At least that is my prayer - that in all the ways I sinned against them and failed them - that God will use to teach them and continue molding them into the amazing young ladies they are already becoming.





With everything in me, Abigail Ruth and Rebekah Ami, I LOVE YOU!

Friday, April 28, 2017

My Joy Is Not Robbed

Quick update before the April Newsletter update (since i checked and haven't blogged since Feb)!  I am not sure why I keep this blog going?  Is anyone out there even checking and reading this?? hahah!

In just a few weeks we will hit our 7 year anniversary (5/4) of living in Honduras and our 14 year anniversary (5/7) of living in Latin America! May has always been a month where we get hit with lots of spiritual ware fare -- it has started early this year.  BUT our joy remains.  The joy of the LORD is our strength and in Him and Him alone we continue this path that He has placed us on.

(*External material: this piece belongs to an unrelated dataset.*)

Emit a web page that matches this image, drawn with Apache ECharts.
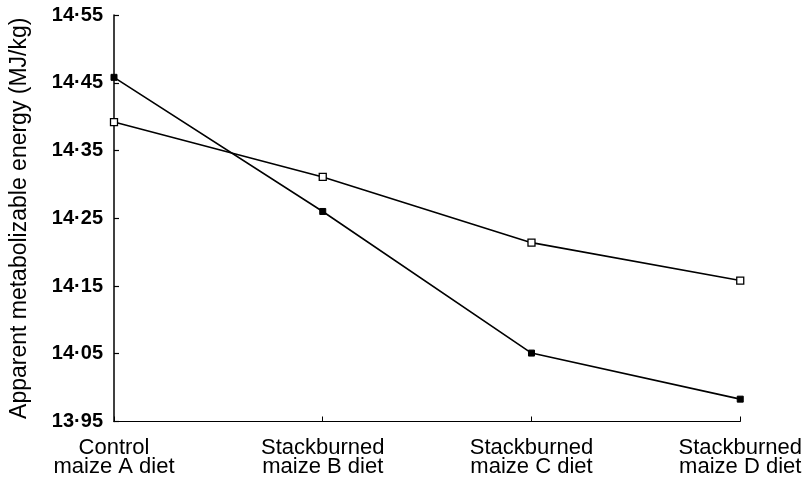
<!DOCTYPE html>
<html>
<head>
<meta charset="utf-8">
<script src="https://cdn.jsdelivr.net/npm/echarts@6/dist/echarts.min.js"></script>
<style>html,body{margin:0;padding:0;background:#fff}#c{width:805px;height:478px}</style>
</head>
<body>
<div id="c"></div>
<script>
const categories = ['Control\nmaize A diet', 'Stackburned\nmaize B diet', 'Stackburned\nmaize C diet', 'Stackburned\nmaize D diet'];
const filledSeries = [14.458, 14.260, 14.051, 13.983];
const openSeries = [14.392, 14.311, 14.214, 14.158];
const yTicks = [13.95, 14.05, 14.15, 14.25, 14.35, 14.45, 14.55];
const yTitle = 'Apparent metabolizable energy (MJ/kg)';

const chart = echarts.init(document.getElementById('c'), null, {renderer: 'canvas'});
const font = 'Liberation Sans, Arial, sans-serif';
chart.setOption({
  animation: false,
  backgroundColor: '#fff',
  grid: {left: 110, right: 64, top: 15, bottom: 55, containLabel: false},
  xAxis: {
    type: 'category',
    data: categories,
    boundaryGap: false,
    axisLine: {lineStyle: {color: '#000', width: 1.2}},
    axisTick: {inside: true, length: 5, alignWithLabel: true, lineStyle: {color: '#000', width: 1}},
    axisLabel: {color: '#000', fontFamily: font, fontSize: 22, lineHeight: 19, margin: 17, interval: 0},
    splitLine: {show: false}
  },
  yAxis: {
    type: 'value',
    min: 13.95,
    max: 14.55,
    name: yTitle,
    nameLocation: 'middle',
    nameGap: 83,
    nameTextStyle: {color: '#000', fontFamily: font, fontSize: 23},
    axisLine: {show: true, lineStyle: {color: '#000', width: 1.5}},
    axisTick: {show: true, inside: true, length: 5, customValues: yTicks, lineStyle: {color: '#000', width: 1.2}},
    axisLabel: {color: '#000', fontFamily: font, fontSize: 20, fontWeight: 'bold', margin: 11, customValues: yTicks,
      formatter: v => v.toFixed(2).replace('.', '\u00b7')},
    splitLine: {show: false}
  },
  series: [
    {
      type: 'line',
      data: filledSeries,
      symbol: 'rect',
      symbolSize: 6,
      lineStyle: {color: '#000', width: 1.6},
      itemStyle: {color: '#000', borderColor: '#000', borderWidth: 1},
      z: 3
    },
    {
      type: 'line',
      data: openSeries,
      symbol: 'rect',
      symbolSize: 7,
      lineStyle: {color: '#000', width: 1.6},
      itemStyle: {color: '#fff', borderColor: '#000', borderWidth: 1.3},
      z: 4
    }
  ]
});
</script>
</body>
</html>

Thank you for your prayers! Be on the lookout for April's newsletter (before May 1st).


Blessings - we love you all!

Thursday, February 2, 2017

Tiana

On the last day of January, sweet little Tiana was born to Roger and Jandery.  On Feb 1st we got to meet her. Mom and baby and even dad are doing great! We continue to feel blessed and honored that the LORD has placed us in a position to love and care for the missionaries, Americans and Hondurans alike, whom we serve with.  








This weekend John and Josiah will be helping move the Villanuevas from their current town four hours away, to their new home here in La Ceiba.  Next week Kathy gets to go to Teguc to spend some time with the Halberts and their sweet babies, giving mom and dad a much needed date night! Then the next two weeks lots of time will be spent with the Spradleys as we help them close out their time serving here in Honduras with us. Please pray for us, for strength and wisdom, as we walk alongside and serve and lead our own family and our team family.  

Wednesday, December 28, 2016

A New Team Member!

Our team is growing and growing!  Our newest comes to us in the tiniest of forms.

Finnian (Finn) Graham McLaughlin was born on 12-26.  



Congratulations to Seth, Renee and big brother Gavin!

Finn makes number 23 for Team Honduras.  Dr Roger's baby is soon to follow in a few weeks.  So many changes going on, I feel like change remains a constant theme for Honduras. Jan of 2017 we will officially be adding The Villanuevas (who will take on the girls home and teaching in the seminary) who have three college age sons.  As well, The Nunezes (Ventura who has been directing the street boys center) will become active national partners on the team. They have one precious toddler daughter. 
We continued to be humbled and honored that God has placed us in a role serving these young families and their precious kids. Thank you for supporting and loving us as we support and love all of our team! We pray you all had a Merry Christmas and that you will have a blessed New Year!